Passada menos de meia dúzia de noites, rebenta o escândalo com o caso da directora da Direcção Regional da Cultura do Centro, Celeste Amaro, a enaltecer uma companhia de teatro profissional de Leiria por não “incomodar” a administração com pedidos de apoio. Segundo o Bloco de Esquerda, um insulto, uma alarvidade. E é verdade! A senhora Cultura deve ser poupada em tudo, até nas palavras. Isto é de uma gravidade... Ui! Ui! Imagine-se que, por exemplo, a representante do Governo na zona centro, telefonava ao presidente de uma entidade e lhe dizia mais ou menos isto: “tenha cuidado com as suas declarações! É que posso cortar-lhe o subsídio! Porte-se bem! Quem o avisa seu amigo é!”. Numa completa especulação, se acontecesse um caso destes de pura chantagem política em Coimbra, o que sucederia? Deveria ser a senhora Cultura imolada no pelourinho da Praça do Comércio, ou, numa tipicidade tão natural como a água, deveria fazer-se de conta que aquele telefonema nunca existiu?

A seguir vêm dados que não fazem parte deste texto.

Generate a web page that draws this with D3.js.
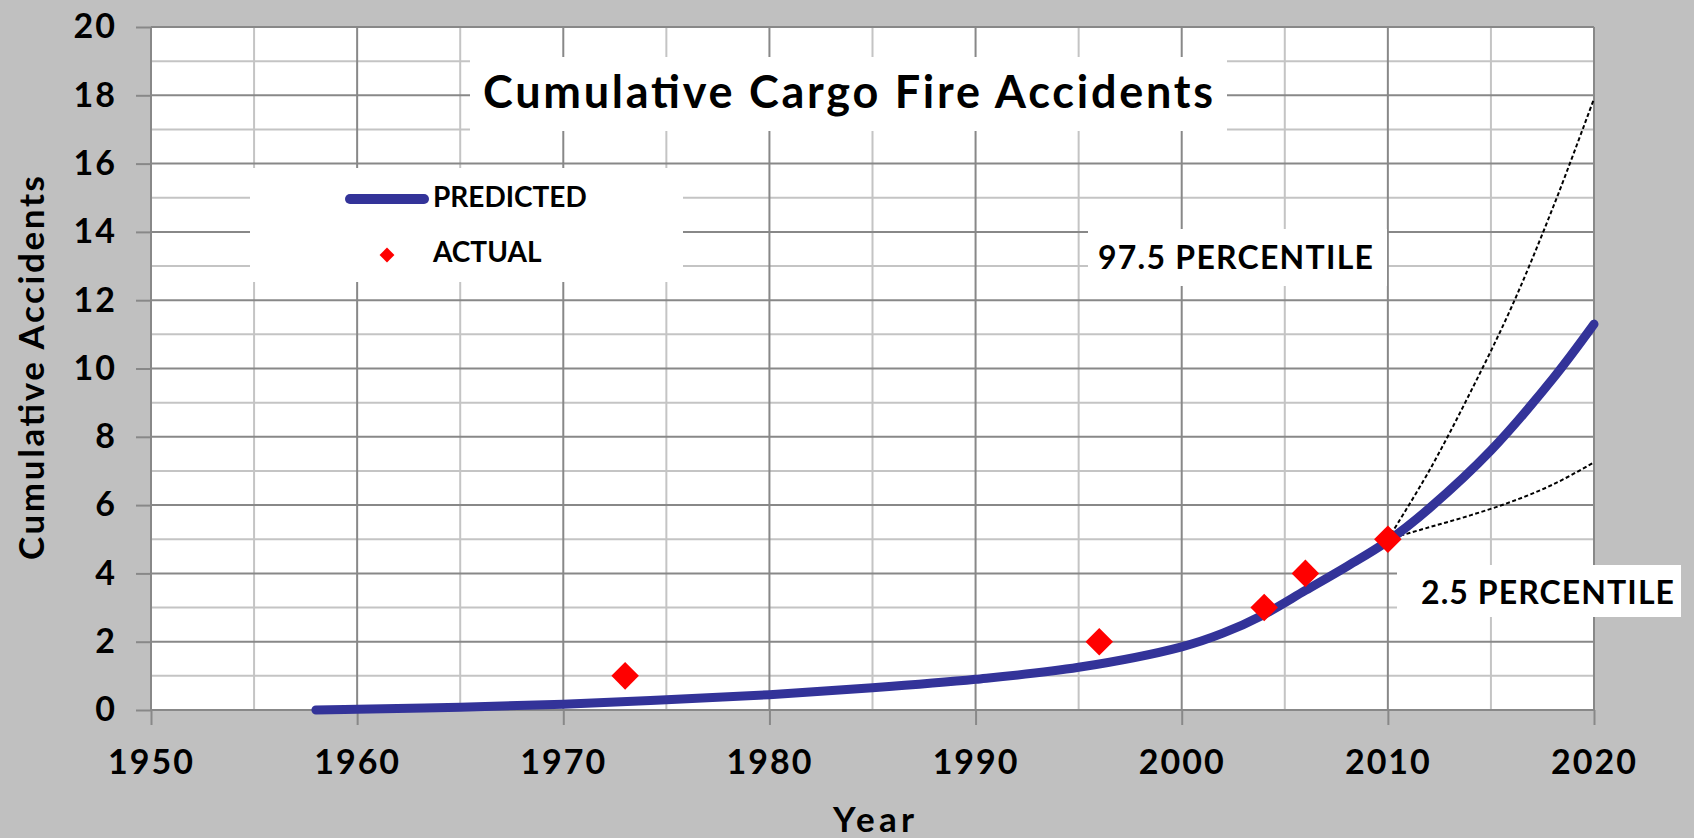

Ainda só vamos a meio deste mês dos burros mas a violência sobre a senhora Cultura continua. Agora é o Partido Comunista Português que quer dar umas dentadas. Segundo o Campeão das Províncias online, “O PCP de Coimbra vai reunir-se com agentes culturais e com representantes do movimento associativo com o intuito de garantir “uma verdadeira política cultural” para o concelho. A iniciativa, que envolve autarcas da CDU, visa a definição e a criação de “uma verdadeira política cultural para o Município e de um regulamento que lhe dê corpo”, disse, em conferência de Imprensa, o vereador Francisco Queirós. Ao opinar que, por vezes, a vereadora Carina Gomes (eleita pelo PS) “parece viver num mundo à parte”, o autarca comunista lamentou “medidas avulsas” e considerou que a política cultural da Câmara conimbricense “limita-se à atribuição de apoios directos” mediante “critérios de ponderação desadequados à realidade do concelho e pouco transparentes”. (Continue a ler aqui)
Agora de onde nunca se esperou tal coisa, mais uma amostra de uma completa ingratidão. Como se podem fazer afirmações destas? Nossa Senhora da Cultura nos valha, que este mundo, ou melhor, Coimbra, está completamente nos caminhos da perdição.

BOAS NOTÍCIAS

Para que não se pense que aqui, neste blogue pardieiro que poucos gramam mas milhares lêem, só se escrevem notícias tristes, temos de informar que a Baixa está francamente a melhorar. Depois de terem encerrado 6 lojas em Janeiro, tudo indica que estamos no bom caminho. Em Fevereiro, no mês passado, não fechou nenhuma. E neste Março, até agora, já “somente” fecharam três. Para o fim do mês está anunciada outra -a de Miguel de Carvalho. Para Abril está anunciada uma. E para Maio outra. A Baixa está ou não está a melhorar?